A delete event is generated when a record is deleted from the source table. Here’s an example of a
delete event (op=d
) generated when a row is deleted. The before
field contains the previous
state of the row before it was deleted:
{
"before": {
"cflt.SAMPLE.EMPLOYEES.Value": {
"ID": 1,
"FIRST_NAME": {
"string": "Jack"
},
"LAST_NAME": {
"string": "Reacher"
},
"HIRE_DATE": {
"long": 1704088800000000
}
}
},
"after": null,
...
}
By default, the connector follows a delete event with a tombstone event (compaction) that has the
same key and a null
value. You can modify this behavior by setting the tombstones.on.delete
connector
configuration property.
A truncate event is generated when a source table is truncated.
The example below shows a truncate event (op=t
) generated when a table is truncated.
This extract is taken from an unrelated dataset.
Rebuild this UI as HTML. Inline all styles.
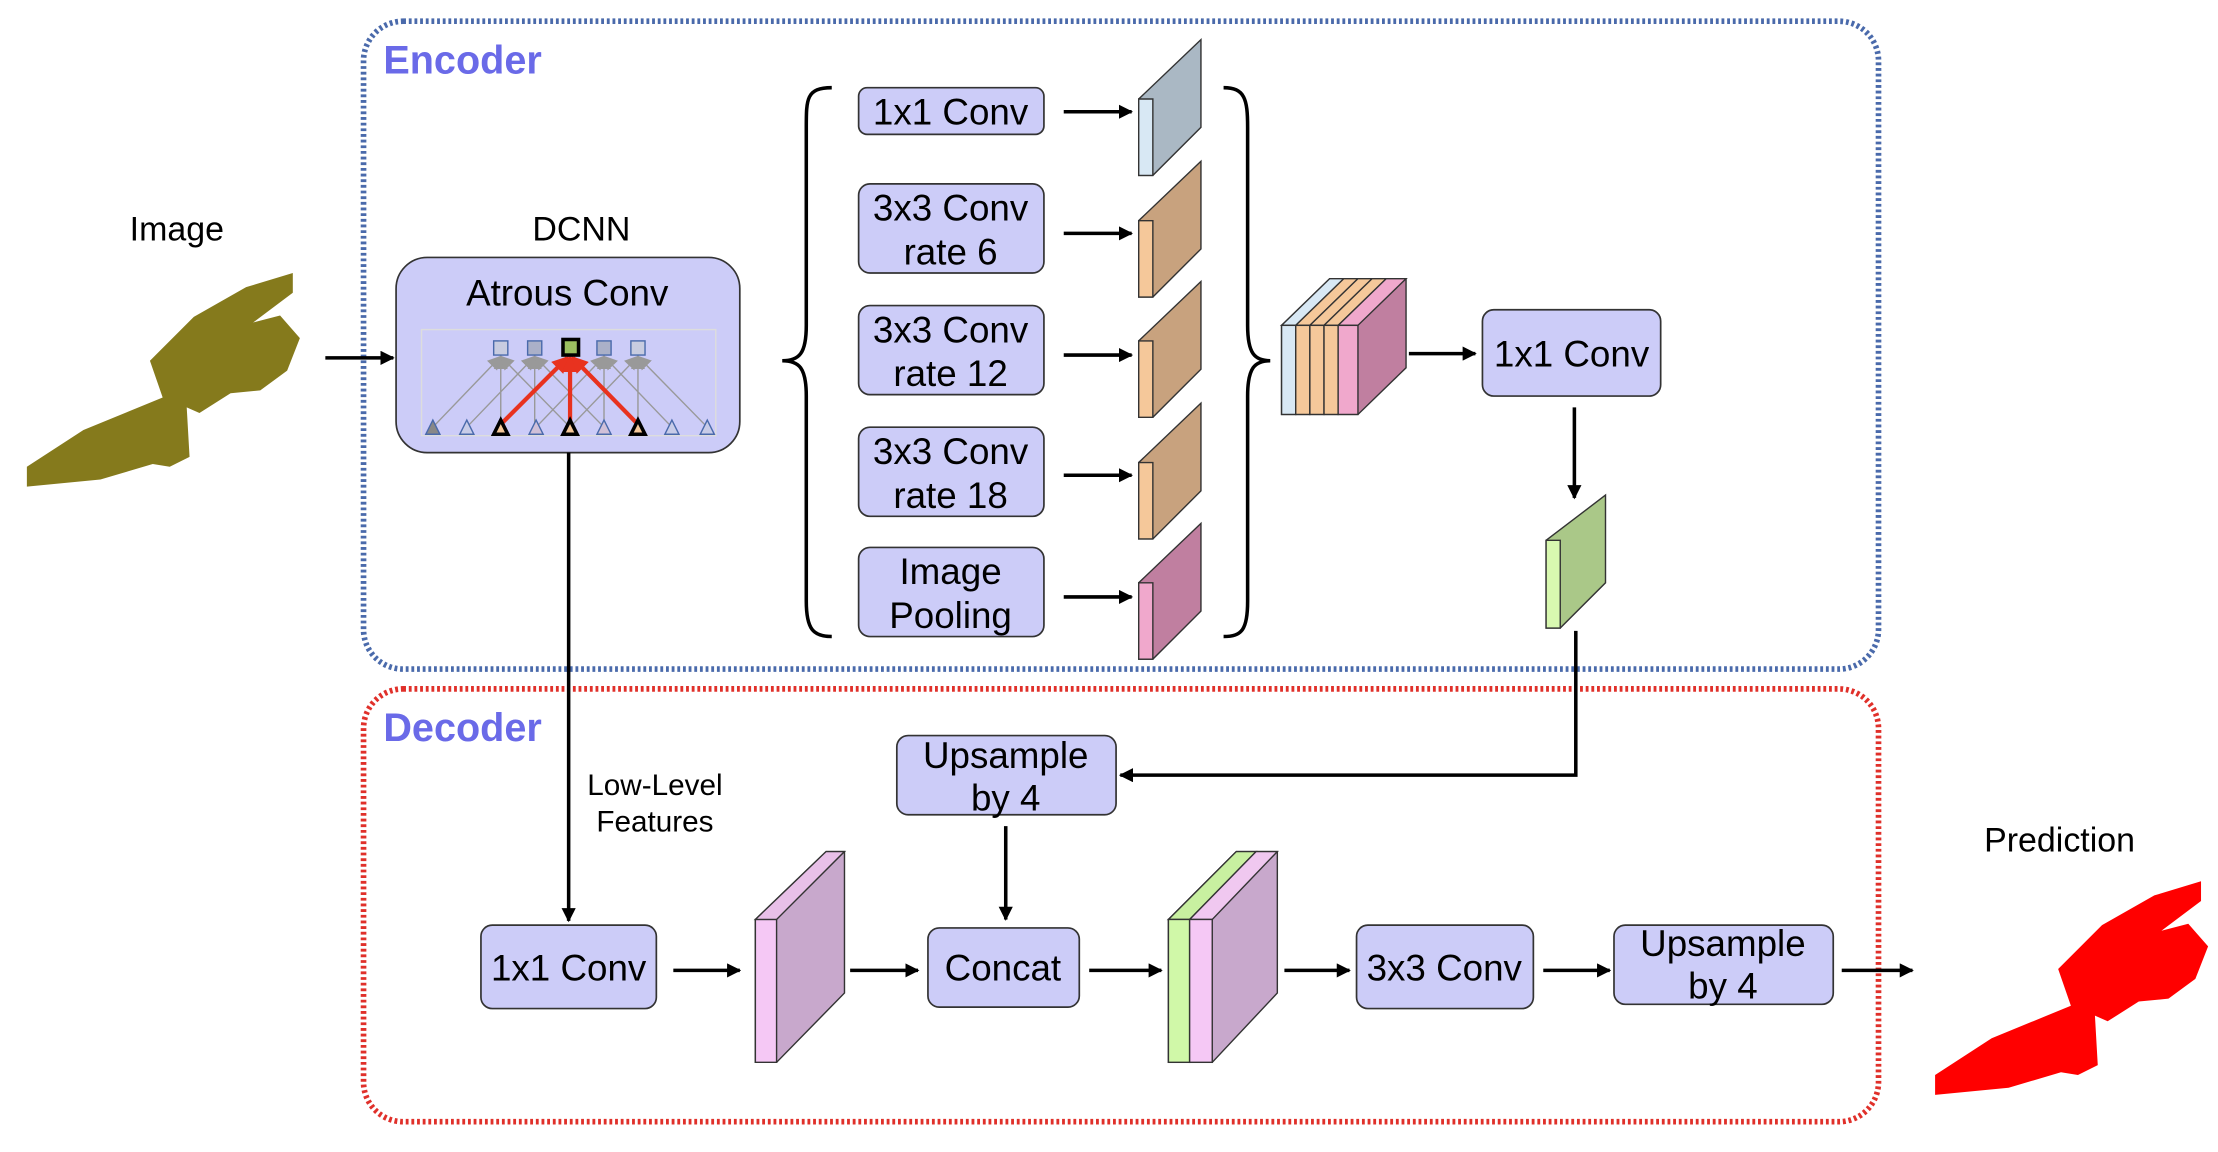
<!DOCTYPE html>
<html><head><meta charset="utf-8"><style>html,body{margin:0;padding:0;background:#fff}svg{display:block}
text{font-family:"Liberation Sans",sans-serif;}</style></head><body>
<svg width="2218" height="1152" viewBox="0 0 1568 814.4" preserveAspectRatio="none" xmlns="http://www.w3.org/2000/svg">
<defs>
<marker id="a" markerWidth="10" markerHeight="10" refX="9" refY="5" orient="auto" markerUnits="userSpaceOnUse"><path d="M0,0 L10,5 L0,10 z" fill="#000"/></marker>
<marker id="ar" markerWidth="12" markerHeight="12" refX="10" refY="6" orient="auto" markerUnits="userSpaceOnUse"><path d="M0,0 L12,6 L0,12 z" fill="#e8321f"/></marker>
<marker id="ag" markerWidth="10" markerHeight="10" refX="9" refY="5" orient="auto" markerUnits="userSpaceOnUse"><path d="M0,0 L10,5 L0,10 z" fill="#999"/></marker>
<polygon id="shape" points="207,193 207,207 179,228 198,223 212,239 203,262 184,276 163,278 141,292 132,288 134,323 120,330 108,328 71,339 19,344 19,330 59,304 115,281 106,255 137,224 174,203"/>
</defs>
<rect x="257" y="15" width="1071" height="458" rx="28" fill="none" stroke="#4a6aab" stroke-width="4" stroke-dasharray="2 2"/>
<rect x="257" y="487" width="1071" height="306" rx="28" fill="none" stroke="#e0302a" stroke-width="4" stroke-dasharray="2 2"/>
<text x="271" y="52" font-size="28" font-weight="bold" fill="#6a6ae8">Encoder</text>
<text x="271" y="524" font-size="28" font-weight="bold" fill="#6a6ae8">Decoder</text>
<use href="#shape" fill="#857a1c"/>
<use href="#shape" fill="#ff0000" transform="translate(1349,430)"/>
<text x="125" y="170" font-size="24" text-anchor="middle">Image</text>
<text x="1456" y="602" font-size="24" text-anchor="middle">Prediction</text>
<text x="411" y="170" font-size="24" text-anchor="middle">DCNN</text>
<line x1="230" y1="253" x2="278" y2="253" stroke="#000" stroke-width="2.5" marker-end="url(#a)"/>
<rect x="280" y="182" width="243" height="138" rx="22" fill="#ccccf8" stroke="#333" stroke-width="1.2"/>
<text x="401" y="216" font-size="26" text-anchor="middle">Atrous Conv</text>
<rect x="298" y="233" width="208" height="75" fill="none" stroke="#ddd" stroke-width="1"/>
<g stroke="#999" stroke-width="1" marker-end="url(#ag)">
<line x1="306" y1="302" x2="354" y2="252"/><line x1="330" y1="302" x2="378" y2="252"/>
<line x1="354" y1="302" x2="354" y2="252"/><line x1="378" y1="302" x2="378" y2="252"/>
<line x1="427" y1="302" x2="427" y2="252"/><line x1="451" y1="302" x2="451" y2="252"/>
<line x1="475" y1="302" x2="427" y2="252"/><line x1="500" y1="302" x2="451" y2="252"/>
<line x1="379" y1="302" x2="427" y2="252"/><line x1="427" y1="302" x2="378" y2="252"/>
<line x1="403" y1="302" x2="354" y2="252"/><line x1="403" y1="302" x2="451" y2="252"/>
</g>
<g stroke="#e8321f" stroke-width="3" marker-end="url(#ar)">
<line x1="354" y1="300" x2="401" y2="253"/><line x1="403" y1="300" x2="403" y2="253"/><line x1="451" y1="300" x2="405" y2="253"/>
</g>
<g stroke="#4a6aab" stroke-width="1">
<rect x="349" y="241" width="10" height="10" fill="#c8cce0"/><rect x="373" y="241" width="10" height="10" fill="#aab0c8"/>
<rect x="422" y="241" width="10" height="10" fill="#aab0c8"/><rect x="446" y="241" width="10" height="10" fill="#c8cce0"/>
</g>
<rect x="398" y="240" width="11" height="11" fill="#9bbf60" stroke="#000" stroke-width="2.5"/>
<g stroke="#4a6aab" stroke-width="1" fill="#c8cce8">
<path d="M301,307 L306,297 L311,307z" fill="#888"/><path d="M325,307 L330,297 L335,307z"/>
<path d="M374,307 L379,297 L384,307z" fill="#d0c0d8"/><path d="M422,307 L427,297 L432,307z" fill="#d0c0d8"/>
<path d="M470,307 L475,297 L480,307z"/><path d="M495,307 L500,297 L505,307z"/>
</g>
<g stroke="#000" stroke-width="2.5" fill="#f5c89a">
<path d="M349,307 L354,297 L359,307z"/><path d="M398,307 L403,297 L408,307z"/><path d="M446,307 L451,297 L456,307z"/>
</g>
<path d="M588,62 C570,62 570,70 570,90 L570,230 C570,250 565,255 553,255 C565,255 570,260 570,280 L570,425 C570,445 575,450 588,450" fill="none" stroke="#000" stroke-width="2.5"/>
<path d="M865,62 C880,62 882,70 882,90 L882,230 C882,250 887,255 898,255 C887,255 882,260 882,280 L882,425 C882,445 878,450 865,450" fill="none" stroke="#000" stroke-width="2.5"/>
<g fill="#ccccf8" stroke="#333" stroke-width="1.2">
<rect x="607" y="62" width="131" height="33" rx="6"/>
<rect x="607" y="130" width="131" height="63" rx="8"/>
<rect x="607" y="216" width="131" height="63" rx="8"/>
<rect x="607" y="302" width="131" height="63" rx="8"/>
<rect x="607" y="387" width="131" height="63" rx="8"/>
</g>
<g font-size="26" text-anchor="middle">
<text x="672" y="88">1x1 Conv</text>
<text x="672" y="156">3x3 Conv</text><text x="672" y="187">rate 6</text>
<text x="672" y="242">3x3 Conv</text><text x="672" y="273">rate 12</text>
<text x="672" y="328">3x3 Conv</text><text x="672" y="359">rate 18</text>
<text x="672" y="413">Image</text><text x="672" y="444">Pooling</text>
</g>
<g stroke="#000" stroke-width="2.5" marker-end="url(#a)">
<line x1="752" y1="79" x2="800" y2="79"/><line x1="752" y1="165" x2="800" y2="165"/>
<line x1="752" y1="251" x2="800" y2="251"/><line x1="752" y1="336" x2="800" y2="336"/>
<line x1="752" y1="422" x2="800" y2="422"/>
</g>
<g stroke="#333" stroke-width="1">
<path d="M805,70 L849,28 L849,90 L815,124 L805,124z" fill="#aab8c4"/><path d="M805,70 L815,70 L815,124 L805,124z" fill="#d8e8f4"/>
<path d="M805,156 L849,114 L849,176 L815,210 L805,210z" fill="#c8a27e"/><path d="M805,156 L815,156 L815,210 L805,210z" fill="#f5c89a"/>
<path d="M805,241 L849,199 L849,261 L815,295 L805,295z" fill="#c8a27e"/><path d="M805,241 L815,241 L815,295 L805,295z" fill="#f5c89a"/>
<path d="M805,327 L849,285 L849,347 L815,381 L805,381z" fill="#c8a27e"/><path d="M805,327 L815,327 L815,381 L805,381z" fill="#f5c89a"/>
<path d="M805,412 L849,370 L849,432 L815,466 L805,466z" fill="#c07fa0"/><path d="M805,412 L815,412 L815,466 L805,466z" fill="#f0a8cc"/>
</g>
<g stroke="#333" stroke-width="1">
<path d="M906,230 L940,197 L994,197 L994,260 L960,293 L906,293z" fill="#c07fa0"/>
<path d="M906,230 L940,197 L950,197 L916,230z" fill="#d8e8f4"/>
<path d="M916,230 L950,197 L960,197 L926,230z" fill="#f5c89a"/>
<path d="M926,230 L960,197 L970,197 L936,230z" fill="#f5c89a"/>
<path d="M936,230 L970,197 L980,197 L946,230z" fill="#f5c89a"/>
<path d="M946,230 L980,197 L994,197 L960,230z" fill="#f0a8cc"/>
<rect x="906" y="230" width="10" height="63" fill="#d8e8f4"/><rect x="916" y="230" width="10" height="63" fill="#f5c89a"/>
<rect x="926" y="230" width="10" height="63" fill="#f5c89a"/><rect x="936" y="230" width="10" height="63" fill="#f5c89a"/>
<rect x="946" y="230" width="14" height="63" fill="#f0a8cc"/>
</g>
<line x1="996" y1="250" x2="1043" y2="250" stroke="#000" stroke-width="2.5" marker-end="url(#a)"/>
<rect x="1048" y="219" width="126" height="61" rx="8" fill="#ccccf8" stroke="#333" stroke-width="1.2"/>
<text x="1111" y="259" font-size="26" text-anchor="middle">1x1 Conv</text>
<line x1="1113" y1="288" x2="1113" y2="352" stroke="#000" stroke-width="2.5" marker-end="url(#a)"/>
<g stroke="#333" stroke-width="1">
<path d="M1093,382 L1135,350 L1135,412 L1103,444 L1093,444z" fill="#aac888"/><path d="M1093,382 L1103,382 L1103,444 L1093,444z" fill="#d8f8b0"/>
</g>
<polyline points="1114,446 1114,548 792,548" fill="none" stroke="#000" stroke-width="2.5" marker-end="url(#a)"/>
<line x1="402" y1="320" x2="402" y2="651" stroke="#000" stroke-width="2.5" marker-end="url(#a)"/>
<text x="463" y="562" font-size="21" text-anchor="middle">Low-Level</text>
<text x="463" y="588" font-size="21" text-anchor="middle">Features</text>
<rect x="634" y="520" width="155" height="56" rx="8" fill="#ccccf8" stroke="#333" stroke-width="1.2"/>
<text x="711" y="543" font-size="26" text-anchor="middle">Upsample</text><text x="711" y="573" font-size="26" text-anchor="middle">by 4</text>
<line x1="711" y1="584" x2="711" y2="650" stroke="#000" stroke-width="2.5" marker-end="url(#a)"/>
<g fill="#ccccf8" stroke="#333" stroke-width="1.2">
<rect x="340" y="654" width="124" height="59" rx="8"/>
<rect x="656" y="656" width="107" height="56" rx="8"/>
<rect x="959" y="654" width="125" height="59" rx="8"/>
<rect x="1141" y="654" width="155" height="56" rx="8"/>
</g>
<g font-size="26" text-anchor="middle">
<text x="402" y="693">1x1 Conv</text><text x="709" y="693">Concat</text><text x="1021" y="693">3x3 Conv</text>
<text x="1218" y="676">Upsample</text><text x="1218" y="706">by 4</text>
</g>
<g stroke="#333" stroke-width="1">
<path d="M534,650 L584,602 L597,602 L597,702 L549,751 L534,751z" fill="#c8a8cc"/><path d="M534,650 L549,650 L549,751 L534,751z" fill="#f5c8f5"/><path d="M534,650 L584,602 L597,602 L549,650z" fill="#e8c0e8"/>
<path d="M826,650 L874,602 L903,602 L903,702 L857,751 L826,751z" fill="#c8a8cc"/>
<path d="M826,650 L874,602 L888,602 L841,650z" fill="#c8f0a0"/><path d="M841,650 L888,602 L903,602 L857,650z" fill="#f0c8f0"/>
<rect x="826" y="650" width="15" height="101" fill="#d0f8a8"/><rect x="841" y="650" width="16" height="101" fill="#f5c8f5"/>
</g>
<g stroke="#000" stroke-width="2.5" marker-end="url(#a)">
<line x1="476" y1="686" x2="523" y2="686"/><line x1="601" y1="686" x2="649" y2="686"/>
<line x1="770" y1="686" x2="821" y2="686"/><line x1="908" y1="686" x2="954" y2="686"/>
<line x1="1091" y1="686" x2="1138" y2="686"/><line x1="1302" y1="686" x2="1352" y2="686"/>
</g>
</svg>
</body></html>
The message key is null
, and both the before
and after
fields are set to null
:
{
"before": null,
"after": null,
...
}
By default, the connector does not capture truncate events. You can change this using the skipped.operations
configuration property.
Note
For change event topics with multiple partitions, there is no ordering guarantee for the change events (create, update, so on), or truncate events related to a table. Ordering is guaranteed only for change event topics that use a single partition.